Livestreaming Viewer vs. Active Avatars
Wayfinding: Taxonomy > Virtual Reality Theatre > Multiple Forms of Digital Hybridity > Livestreaming Viewer vs. Active Avatars
In July 2023, I watched the YouTube livestream of Ferryman Collective’s Gumball Dreams, their award-winning show which premiered at SWSX 2022. A small number of participating audience members enter the VR world – in 2023, the show was hosted in VRChat – are co-performers, becoming aliens who must interact with Onyx, an ancient artificial intelligence who is losing her Self as she ages (perhaps dying, perhaps evaporating). The audience participants solve puzzles and, individually, have intimate discussions with Onyx. Because I was a passive, livestreaming audience viewer, I never overheard these intimate discussions, and only watched the puzzle-solving scenes. During the livestream, the host-robot, who greets everyone at the beginning of the show and helps the virtual audience onboard into new avatars (like changing costumes), turned to the ‘camera’ and told the livestreaming audience that he wished we were there in the virtual world to fully immerse in the beautiful graphics and the puzzle challenges. It was a reminder of the two levels of experience, that I was not simply watching performers on a television show, but a unique interactive work that I was not fully experiencing since I was not fully immersed with a virtual body.
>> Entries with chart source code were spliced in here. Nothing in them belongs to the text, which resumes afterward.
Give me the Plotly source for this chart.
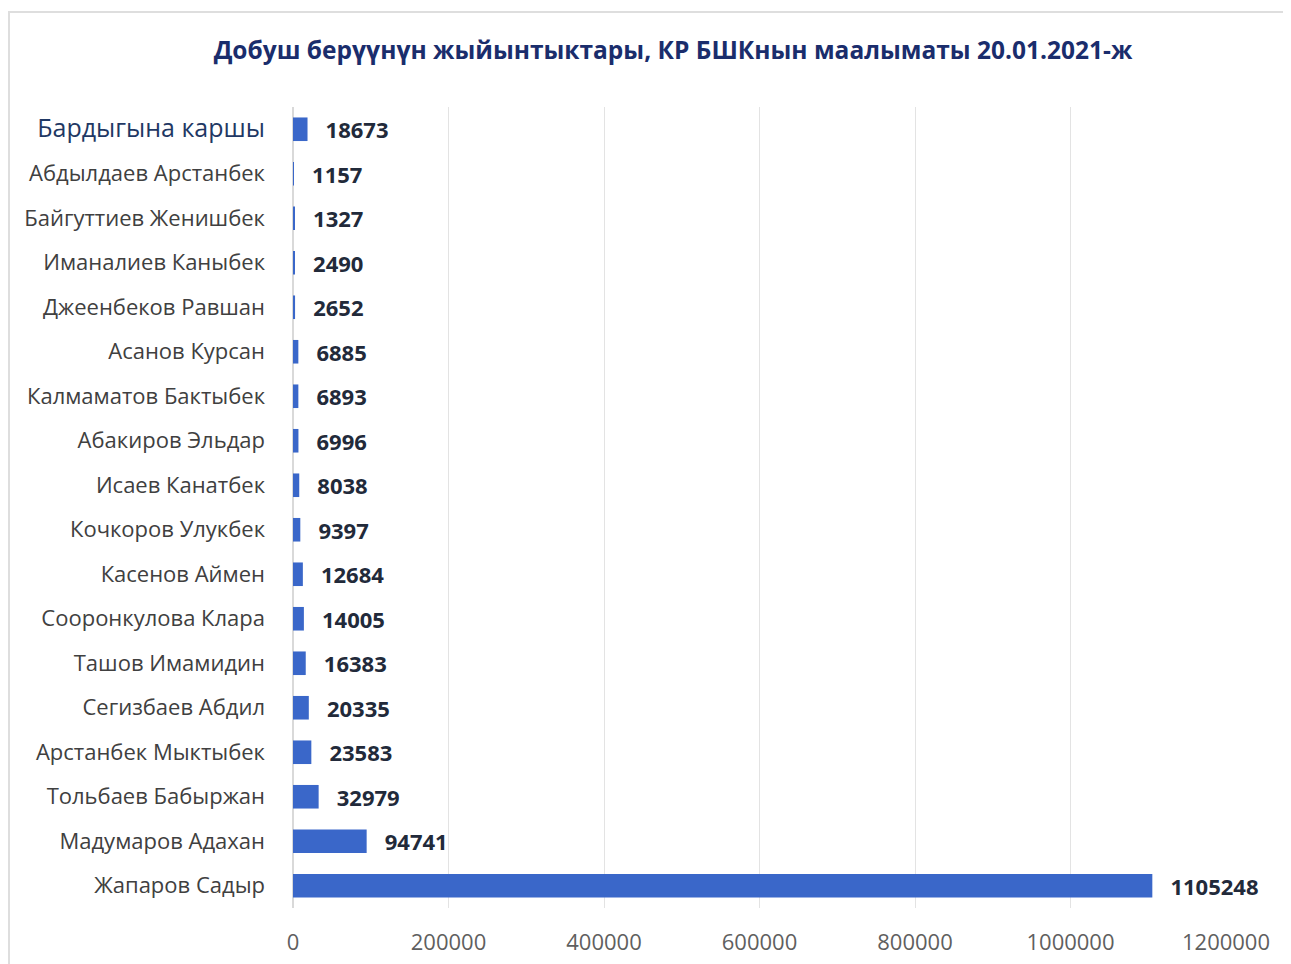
import plotly.graph_objects as go

categories = [
    "Бардыгына каршы",
    "Абдылдаев Арстанбек",
    "Байгуттиев Женишбек",
    "Иманалиев Каныбек",
    "Джеенбеков Равшан",
    "Асанов Курсан",
    "Калмаматов Бактыбек",
    "Абакиров Эльдар",
    "Исаев Канатбек",
    "Кочкоров Улукбек",
    "Касенов Аймен",
    "Сооронкулова Клара",
    "Ташов Имамидин",
    "Сегизбаев Абдил",
    "Арстанбек Мыктыбек",
    "Тольбаев Бабыржан",
    "Мадумаров Адахан",
    "Жапаров Садыр",
]
votes = [18673, 1157, 1327, 2490, 2652, 6885, 6893, 6996, 8038, 9397,
         12684, 14005, 16383, 20335, 23583, 32979, 94741, 1105248]
x_ticks = [0, 200000, 400000, 600000, 800000, 1000000, 1200000]
title_text = "Добуш берүүнүн жыйынтыктары, КР БШКнын маалыматы 20.01.2021-ж"

tick_text = []
for i, c in enumerate(categories):
    if i == 0:
        tick_text.append('<span style="font-size:25px;color:#1f3864">' + c + '</span>')
    else:
        tick_text.append(c)

fig = go.Figure()
fig.add_trace(go.Bar(
    y=categories,
    x=votes,
    orientation="h",
    marker=dict(color="#3a67c9", line=dict(width=0)),
    text=["&nbsp;&nbsp;\u2009" + str(v) for v in votes],
    textposition="outside",
    textfont=dict(family="Open Sans", size=22, color="#222a3a", weight="bold"),
    constraintext="none",
    cliponaxis=False,
    width=0.53,
))

fig.update_layout(
    width=1291,
    height=964,
    paper_bgcolor="white",
    plot_bgcolor="white",
    margin=dict(l=285, r=73, t=99, b=64),
    showlegend=False,
    title=dict(
        text=title_text,
        x=665 / 1291,
        xanchor="center",
        xref="container",
        y=1 - 42 / 964,
        yanchor="middle",
        font=dict(family="Open Sans", size=24.5, color="#1a2d6c", weight="bold"),
    ),
    font=dict(family="Open Sans"),
)
fig.update_xaxes(
    range=[0, 1200000],
    tickvals=x_ticks,
    ticktext=[str(v) for v in x_ticks],
    showgrid=True,
    gridcolor="#e3e3e3",
    gridwidth=1,
    zeroline=True,
    zerolinecolor="#d9d9d9",
    tickfont=dict(family="Open Sans", size=22, color="#5f5f5f"),
    ticks="",
    ticklabelstandoff=19,
    showline=False,
)
fig.update_yaxes(
    categoryorder="array",
    categoryarray=categories[::-1],
    tickvals=categories,
    ticktext=tick_text,
    tickfont=dict(family="Open Sans", size=22, color="#404040"),
    ticks="",
    ticklabelstandoff=27,
    showgrid=False,
    showline=False,
)

# outer chart frame
fig.add_shape(type="line", xref="paper", yref="paper",
              x0=-285 / 801 * 801 / 933, x1=1400 / 933, y0=1 + 95 / 801, y1=1 + 95 / 801,
              line=dict(color="#dedede", width=2))
fig.add_shape(type="line", xref="paper", yref="paper",
              x0=-284 / 933, x1=-284 / 933, y0=-80 / 801, y1=1 + 95 / 801,
              line=dict(color="#dedede", width=2))

fig.write_html("out.html")
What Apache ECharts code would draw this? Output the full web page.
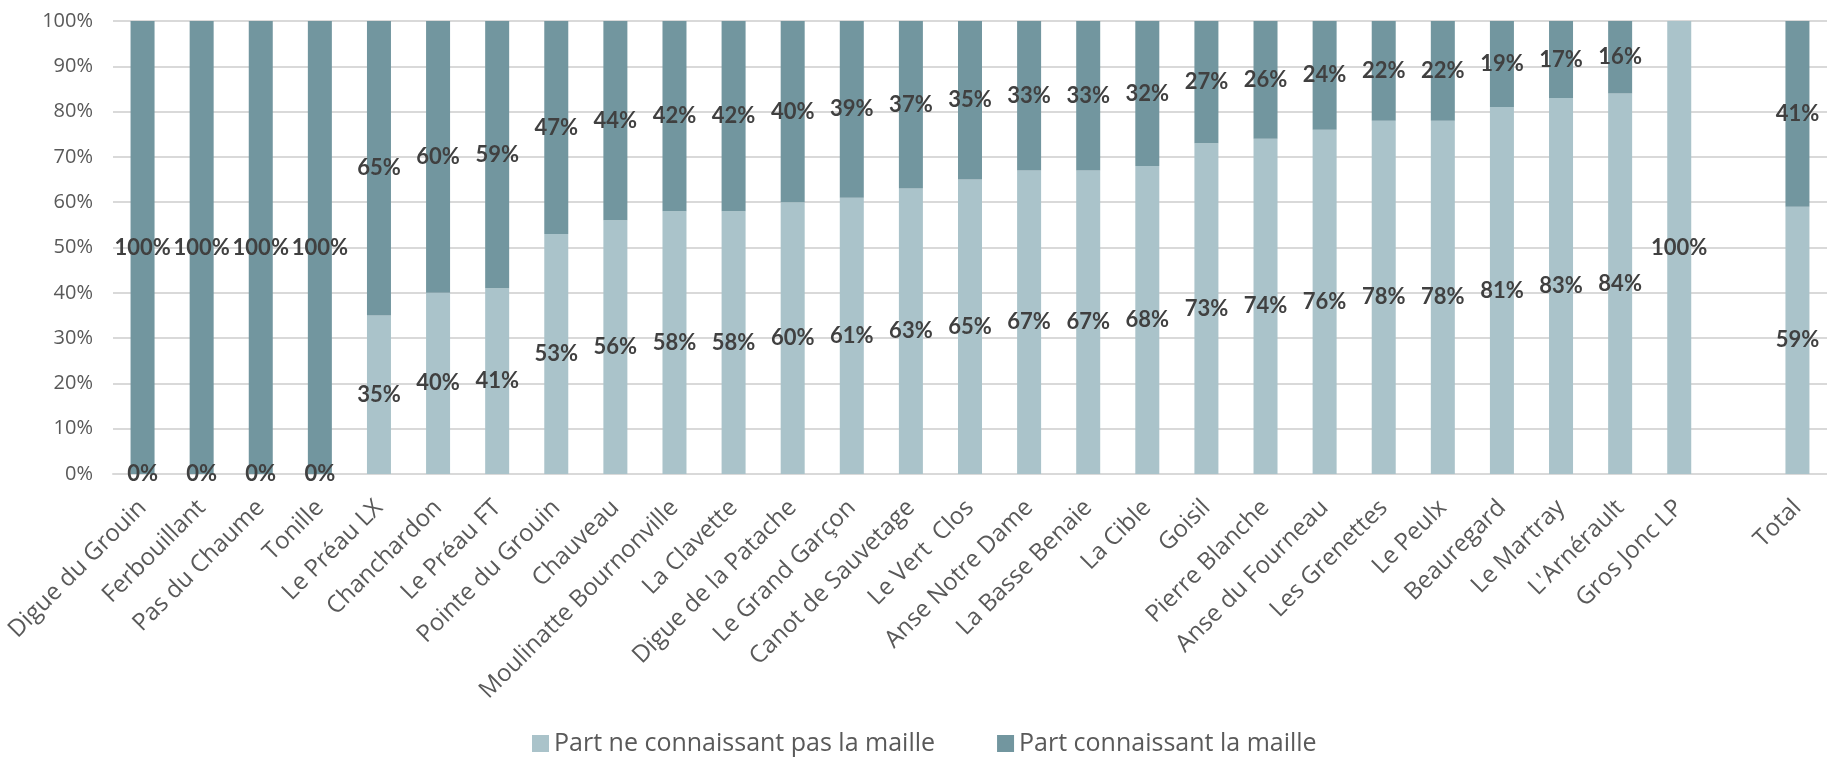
<!DOCTYPE html>
<html>
<head>
<meta charset="utf-8">
<script src="https://cdn.jsdelivr.net/npm/echarts@6/dist/echarts.min.js"></script>
<style>
html,body{margin:0;padding:0;background:#fff;}
#chart{width:1827px;height:758px;}
</style>
</head>
<body>
<div id="chart"></div>
<script>
const categories = ["Digue du Grouin","Ferbouillant","Pas du Chaume","Tonille","Le Préau LX","Chanchardon","Le Préau FT","Pointe du Grouin","Chauveau","Moulinatte Bournonville","La Clavette","Digue de la Patache","Le Grand Garçon","Canot de Sauvetage","Le Vert  Clos","Anse Notre Dame","La Basse Benaie","La Cible","Goisil","Pierre Blanche","Anse du Fourneau","Les Grenettes","Le Peulx","Beauregard","Le Martray","L'Arnérault","Gros Jonc LP","","Total"];
const partNeConnaissantPas = [0,0,0,0,35,40,41,53,56,58,58,60,61,63,65,67,67,68,73,74,76,78,78,81,83,84,100,null,59];
const partConnaissant = [100,100,100,100,65,60,59,47,44,42,42,40,39,37,35,33,33,32,27,26,24,22,22,19,17,16,null,null,41];
const yTicks = [0,10,20,30,40,50,60,70,80,90,100];

const chart = echarts.init(document.getElementById('chart'), null, {renderer:'canvas'});
const labelStyle = {
  show: true,
  position: 'inside',
  fontFamily: 'Lato',
  fontWeight: 'bold',
  fontSize: 22,
  color: '#404040',
  formatter: p => (p.value == null ? '' : Math.round(p.value) + '%')
};
chart.setOption({
  animation: false,
  backgroundColor: '#ffffff',
  grid: {left: 113, right: 0, top: 21, bottom: 284, containLabel: false},
  legend: {
    left: 527, top: 726,
    itemWidth: 17, itemHeight: 17, itemGap: 62,
    icon: 'rect',
    textStyle: {fontFamily: 'Open Sans', fontSize: 25, color: '#595959'},
    data: ['Part ne connaissant pas la maille', 'Part connaissant la maille']
  },
  xAxis: {
    type: 'category',
    data: categories,
    axisLine: {show: true, lineStyle: {color: '#D9D9D9', width: 2}},
    axisTick: {show: false},
    axisLabel: {
      interval: 0, rotate: 45, margin: 30,
      fontFamily: 'Open Sans', fontSize: 24, color: '#595959'
    }
  },
  yAxis: {
    type: 'value',
    min: yTicks[0], max: yTicks[yTicks.length - 1], interval: 10,
    axisLine: {show: false},
    axisTick: {show: false},
    splitLine: {lineStyle: {color: '#D9D9D9', width: 2}},
    axisLabel: {
      margin: 20, fontFamily: 'Open Sans', fontSize: 20, color: '#595959',
      formatter: v => v + '%'
    }
  },
  series: [
    {
      name: 'Part ne connaissant pas la maille',
      type: 'bar', stack: 'total', barWidth: 24,
      itemStyle: {color: '#AAC3CA'},
      label: labelStyle,
      data: partNeConnaissantPas
    },
    {
      name: 'Part connaissant la maille',
      type: 'bar', stack: 'total', barWidth: 24,
      itemStyle: {color: '#72969F'},
      label: labelStyle,
      data: partConnaissant
    }
  ]
});
</script>
</body>
</html>
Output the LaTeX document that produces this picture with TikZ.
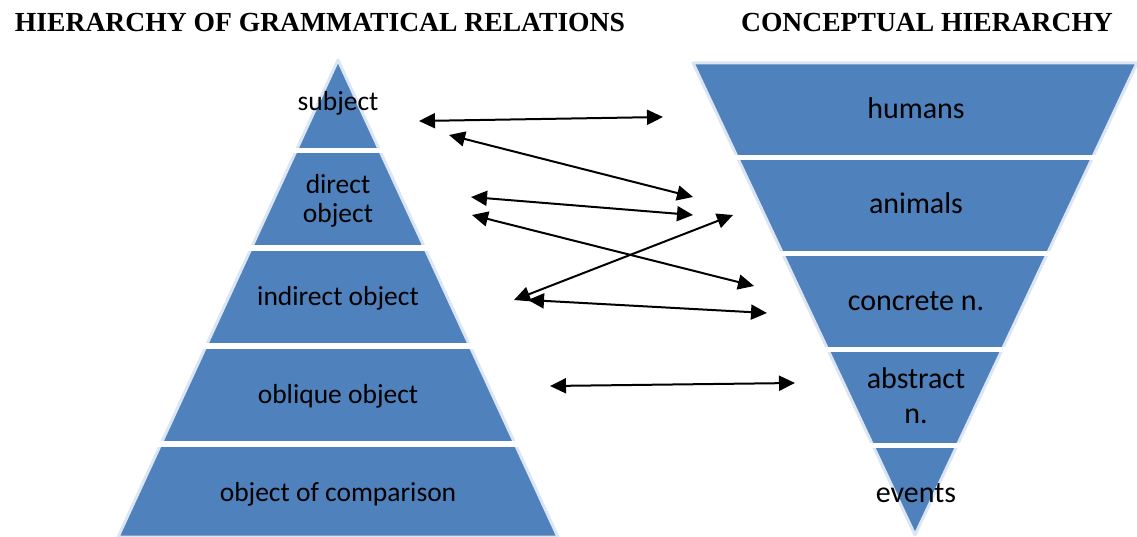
\documentclass[tikz,border=0pt]{standalone}
\usepackage{fontspec}
\setmainfont{Carlito}
\newfontfamily\titlefont{Liberation Serif}
\usetikzlibrary{arrows.meta}
\definecolor{layerblue}{HTML}{4F81BD}
\definecolor{halo}{HTML}{DCE6F2}
\tikzset{
  pyr/.style={fill=layerblue, draw=halo, line width=3pt, line join=round},
  gapline/.style={white, line width=5.5pt},
  leftlbl/.style={anchor=base, align=center, text=black, inner sep=0pt, font={\fontsize{27.5}{29.4}\selectfont}},
  rightlbl/.style={anchor=base, align=center, text=black, inner sep=0pt, font={\fontsize{30}{35}\selectfont}},
  titlelbl/.style={anchor=base, inner sep=0pt, font={\titlefont\bfseries\fontsize{27.6}{30}\selectfont}},
  link/.style={line width=2pt, {Triangle[length=16pt,width=15pt]}-{Triangle[length=16pt,width=15pt]}}
}
\begin{document}
\begin{tikzpicture}[x=1pt,y=-1pt]
\useasboundingbox (0,0) rectangle (1137,537);
% titles
\node[titlelbl] (t1) at (320,32) {HIERARCHY OF GRAMMATICAL RELATIONS};
\node[titlelbl] (t2) at (927,32) {CONCEPTUAL HIERARCHY};
% left pyramid
\fill[pyr] (338,60) -- (558,537) -- (118,537) -- cycle;
\draw[gapline] (290,150.5) -- (386,150.5);
\draw[gapline] (245,248) -- (431,248);
\draw[gapline] (200,346) -- (476,346);
\draw[gapline] (155,444) -- (521,444);
% right inverted pyramid
\fill[pyr] (693,63) -- (1137,63) -- (915,535) -- cycle;
\draw[gapline] (731,157.5) -- (1099,157.5);
\draw[gapline] (776,253.7) -- (1054,253.7);
\draw[gapline] (822,349.7) -- (1008,349.7);
\draw[gapline] (867,445.5) -- (963,445.5);
% left labels
\node[leftlbl] (subj) at (338,110.7) {subject};
\node[leftlbl] (dobj) at (338,222.7) {direct\\object};
\node[leftlbl] (iobj) at (338,305.7) {indirect object};
\node[leftlbl] (oobj) at (338,403.3) {oblique object};
\node[leftlbl] (cobj) at (338,501) {object of comparison};
% right labels
\node[rightlbl] (hum) at (916,118.3) {humans};
\node[rightlbl] (ani) at (916,214) {animals};
\node[rightlbl] (con) at (916,310) {concrete n.};
\node[rightlbl] (abs) at (916,423.3) {abstract\\n.};
\node[rightlbl] (evt) at (916,502.7) {events};
% arrow end points
\coordinate (a1l) at (419,121);  \coordinate (a1r) at (663,117);
\coordinate (a2l) at (449,135);  \coordinate (a2r) at (693,197);
\coordinate (a3l) at (471,197);  \coordinate (a3r) at (693,215);
\coordinate (a4l) at (472,215);  \coordinate (a4r) at (754,286);
\coordinate (a5l) at (514,300);  \coordinate (a5r) at (733,215);
\coordinate (a6l) at (528,300);  \coordinate (a6r) at (767,313);
\coordinate (a7l) at (550,386);  \coordinate (a7r) at (795,383);
\draw[link] (a1l) -- (a1r);
\draw[link] (a2l) -- (a2r);
\draw[link] (a3l) -- (a3r);
\draw[link] (a4l) -- (a4r);
\draw[link] (a5l) -- (a5r);
\draw[link] (a6l) -- (a6r);
\draw[link] (a7l) -- (a7r);
\end{tikzpicture}
\end{document}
It is different from OnBoardXR6, which offers multiple levels of viewership to potential audiences, including being an avatar within the virtual world, but ‘wearing’ a ‘life vest’ that denotes they wish to be silent and not actively participate. In the livestream of OBXR6, the video viewers were not directly engaged at all, but treated as a much more passive cinematic audience; in contrast, the robot-host of Gumball Dreams speaking directly into the avatar-camera felt akin to early television, when hosts would look directly at the camera and speak to the audience as individuals.